After receiving permission to use the shop, Chris got offcuts from construction sites and books on Japanese carpentry and “started emulating what I saw in the books and on jobsites.” He made a few projects, including a stand for a grinding machine, a rice cooker stand, and furniture repairs for co-workers, and employed the skills for self-directed learning he had honed as a child.


“I am an only child, and my parents were not the mentoring type,” Chris said. “My mom is also an only child, and she felt leaving me to figure things out for myself was a good way of doing things. It was ingrained in me early to self-teach” – including, when he was in upper elementary school, in terms of tackling much of the interior woodwork for a 44-foot fiberglass sailboat his father had built in their backyard. “For some reason, my father let me have at it,” Chris said, and the young boy ended up building chart tables, interior doorways, etc.

By the time the adult Chris visited the Osaka temple, he said, his experiences with the swordsmith had given him enough of a window into the Japanese apprenticeship system. “The Japanese apprentice is not told how to do anything; usually, in the first year, you’re not even allowed to use a tool,” Chris said. “You do menial tasks around the shop, imbibing how people do things.
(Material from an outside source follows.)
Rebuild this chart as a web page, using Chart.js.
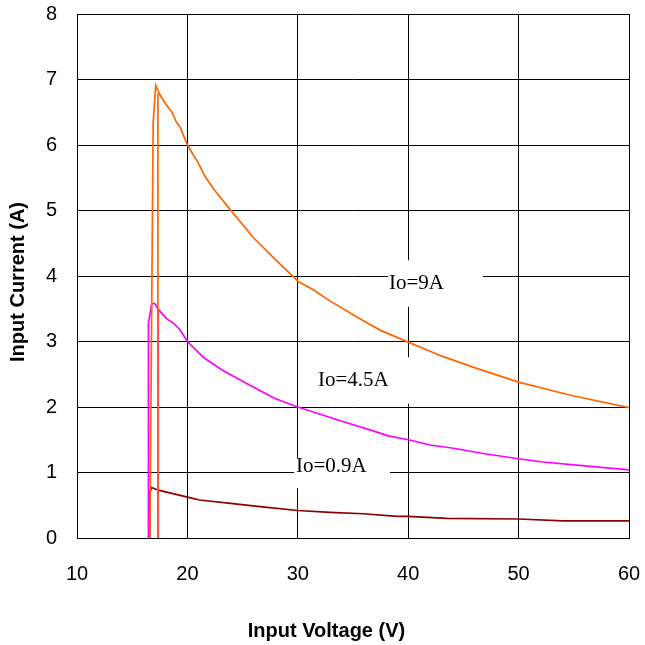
<!DOCTYPE html>
<html>
<head>
<meta charset="utf-8">
<script src="https://cdn.jsdelivr.net/npm/chart.js@4/dist/chart.umd.min.js"></script>
<style>
html,body{margin:0;padding:0;background:#fff;}
#wrap{width:645px;height:645px;}
</style>
</head>
<body>
<div id="wrap"><canvas id="c" width="645" height="645"></canvas></div>
<script>
// ---- data ----
const xTicks = [10, 20, 30, 40, 50, 60];
const yTicks = [0, 1, 2, 3, 4, 5, 6, 7, 8];

// Io = 9A
const io9Volt = [16.6, 16.9, 17.13, 17.5, 17.8, 18.1, 18.6, 19.0, 19.35, 20.0, 21.0, 21.6, 22.5, 23.9, 26.0, 27.9, 29.6, 30.0, 31.4, 32.9, 35.9, 37.5, 40.0, 43.0, 46.2, 50.0, 54.7, 60.0];
const io9Amp  = [0, 6.35, 6.91, 6.77, 6.69, 6.61, 6.5, 6.35, 6.27, 6.0, 5.72, 5.52, 5.3, 5.01, 4.58, 4.26, 3.99, 3.92, 3.79, 3.62, 3.32, 3.17, 2.99, 2.78, 2.59, 2.38, 2.18, 1.99];
const io9StepVolt = [17.33, 17.33];
const io9StepAmp  = [0, 6.79];

// Io = 4.5A
const io45Volt = [16.47, 16.47, 16.62, 16.77, 17.05, 17.36, 17.8, 18.12, 18.72, 19.33, 20.0, 21.44, 23.1, 25.37, 27.93, 30.0, 33.5, 37.1, 38.2, 40.0, 42.0, 44.1, 46.8, 50.0, 52.2, 56.0, 60.0];
const io45Amp  = [0, 3.28, 3.43, 3.58, 3.58, 3.49, 3.41, 3.35, 3.28, 3.18, 3.0, 2.76, 2.57, 2.36, 2.13, 2.0, 1.81, 1.62, 1.56, 1.50, 1.42, 1.37, 1.29, 1.21, 1.16, 1.10, 1.04];
const io45StepVolt = [17.36, 17.36];
const io45StepAmp  = [0, 3.49];

// Io = 0.9A
const io09Volt = [16.6, 16.6, 16.76, 17.36, 18.4, 20.1, 21.1, 23.9, 27.0, 30.0, 32.9, 35.9, 39.0, 40.0, 43.5, 50.0, 54.0, 60.0];
const io09Amp  = [0, 0.70, 0.77, 0.73, 0.69, 0.62, 0.58, 0.53, 0.47, 0.42, 0.39, 0.37, 0.33, 0.33, 0.30, 0.29, 0.26, 0.26];
const io09StepVolt = [17.33, 17.33];
const io09StepAmp  = [0, 0.73];

// curve labels (text, anchor in data units: left x, middle y; box corners in data units)
const labelTexts = ['Io=9A', 'Io=4.5A', 'Io=0.9A'];
const labelVolt  = [38.26, 31.83, 29.84];
const labelAmp   = [3.89, 2.40, 1.09];
const boxVolt0 = [38.17, 31.65, 29.66];
const boxVolt1 = [46.78, 40.34, 38.35];
const boxAmp0  = [4.24, 2.76, 1.22];
const boxAmp1  = [3.53, 2.05, 0.76];

const xTitle = 'Input Voltage (V)';
const yTitle = 'Input Current (A)';

// ---- helpers ----
function pts(xs, ys) { return xs.map((x, i) => ({ x: x, y: ys[i] })); }
function ds(xs, ys, color) {
  return { data: pts(xs, ys), borderColor: color, backgroundColor: color, borderWidth: 1.7,
           pointRadius: 0, showLine: true, fill: false, tension: 0 };
}

const ORANGE = '#FF6600', MAGENTA = '#FF00FF', DARKRED = '#8B0000';
const titleFontCss = 'bold 20px "Liberation Sans", Arial, sans-serif';

const labelPlugin = {
  id: 'curveLabels',
  beforeDatasetsDraw(chart) {
    const ctx = chart.ctx, xs = chart.scales.x, ys = chart.scales.y;
    ctx.save();
    for (let i = 0; i < labelTexts.length; i++) {
      const x0 = xs.getPixelForValue(boxVolt0[i]), x1 = xs.getPixelForValue(boxVolt1[i]);
      const y0 = ys.getPixelForValue(boxAmp0[i]), y1 = ys.getPixelForValue(boxAmp1[i]);
      ctx.fillStyle = '#fff';
      ctx.fillRect(x0, y0, x1 - x0, y1 - y0);
      ctx.fillStyle = '#000';
      ctx.font = '21px "Liberation Serif", "Times New Roman", serif';
      ctx.textAlign = 'left';
      ctx.textBaseline = 'middle';
      ctx.fillText(labelTexts[i], xs.getPixelForValue(labelVolt[i]), ys.getPixelForValue(labelAmp[i]));
    }
    ctx.restore();
  },
  afterDraw(chart) {
    // axis titles centred on the whole figure, as in the reference
    const ctx = chart.ctx;
    ctx.save();
    ctx.fillStyle = '#000';
    ctx.font = titleFontCss;
    ctx.textAlign = 'center';
    ctx.textBaseline = 'middle';
    ctx.fillText(xTitle, chart.width / 2 + 4, chart.height - 14);
    ctx.translate(18, (chart.chartArea.top + chart.chartArea.bottom) / 2 + 6);
    ctx.rotate(-Math.PI / 2);
    ctx.fillText(yTitle, 0, 0);
    ctx.restore();
  }
};

const tickFont = { family: '"Liberation Sans", Arial, sans-serif', size: 20 };

new Chart(document.getElementById('c'), {
  type: 'scatter',
  data: {
    datasets: [
      ds(io9Volt, io9Amp, ORANGE),
      ds(io9StepVolt, io9StepAmp, ORANGE),
      ds(io45Volt, io45Amp, MAGENTA),
      ds(io45StepVolt, io45StepAmp, MAGENTA),
      ds(io09Volt, io09Amp, DARKRED),
      ds(io09StepVolt, io09StepAmp, DARKRED)
    ]
  },
  options: {
    responsive: false,
    animation: false,
    devicePixelRatio: 1,
    layout: { padding: { top: 14, right: 16, left: 0, bottom: 0 } },
    plugins: { legend: { display: false }, tooltip: { enabled: false } },
    scales: {
      x: {
        type: 'linear', min: xTicks[0], max: xTicks[xTicks.length - 1],
        afterBuildTicks: s => { s.ticks = xTicks.map(v => ({ value: v })); },
        afterFit: s => { s.height = 107; s.paddingLeft = 0; s.paddingRight = 0; },
        grid: { color: '#000', lineWidth: 1, drawTicks: false },
        border: { color: '#000', width: 1 },
        ticks: { color: '#000', font: tickFont, padding: 24, maxRotation: 0 },
        title: { display: false, text: xTitle }
      },
      y: {
        type: 'linear', min: yTicks[0], max: yTicks[yTicks.length - 1],
        afterBuildTicks: s => { s.ticks = yTicks.map(v => ({ value: v })); },
        afterFit: s => { s.width = 77; s.paddingTop = 0; s.paddingBottom = 0; },
        grid: { color: '#000', lineWidth: 1, drawTicks: false },
        border: { color: '#000', width: 1 },
        ticks: { color: '#000', font: tickFont, padding: 20 },
        title: { display: false, text: yTitle }
      }
    }
  },
  plugins: [labelPlugin]
});
</script>
</body>
</html>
You’re not shown how to use a tool, but they certainly let you know when you do something wrong.”

Chris said he decided, “I’d rather make my own mistakes, and experience things in an order that made sense to me.”

He’s continuing to try to make sense of things, both for himself and for others, through online study groups focused on carpentry drawing studies (for example, the study of a splay-legged structure like a sawhorse, Chris said, is a vehicle for studying a roof steeple), and on developing joinery solutions that do not rely on glue. Chris also has several e-books on the topic of Japanese Carpentry Drawing.


Content for the books initially came out of presentations and articles he prepared for the Timber Framers Guild. Shortly after Chris returned to North America from Japan, he took a Timber Framers Guild course where the second week focused on compound joinery for roof work.

“I found it confusing, and when I got back from the course, I decided I wanted to make a roof model to cement my understanding,” he said. He had a lot of Western books “old books, like how to use a steel square, but I couldn’t make heads or tails of them,” he said. He found the books he had brought back from Japan, along with his ability to read some Japanese “and a smattering of many of the special Japanese characters revolving around wood and carpentry” to make much more sense. So he made a Japanese roof model, and things have evolved from there. As he refined his understanding, and continued making more difficult roof models, Chris said, he wanted to make this information available to others – and he also shares this practical advice.

“If someone’s interested in the sort of carpentry and woodworking I do, my best advice is to jump in and do it,” Chris said. “Don’t be afraid of making mistakes, because they’re your best teachers. When you undertake a learning path, taking the steps forward is what counts.”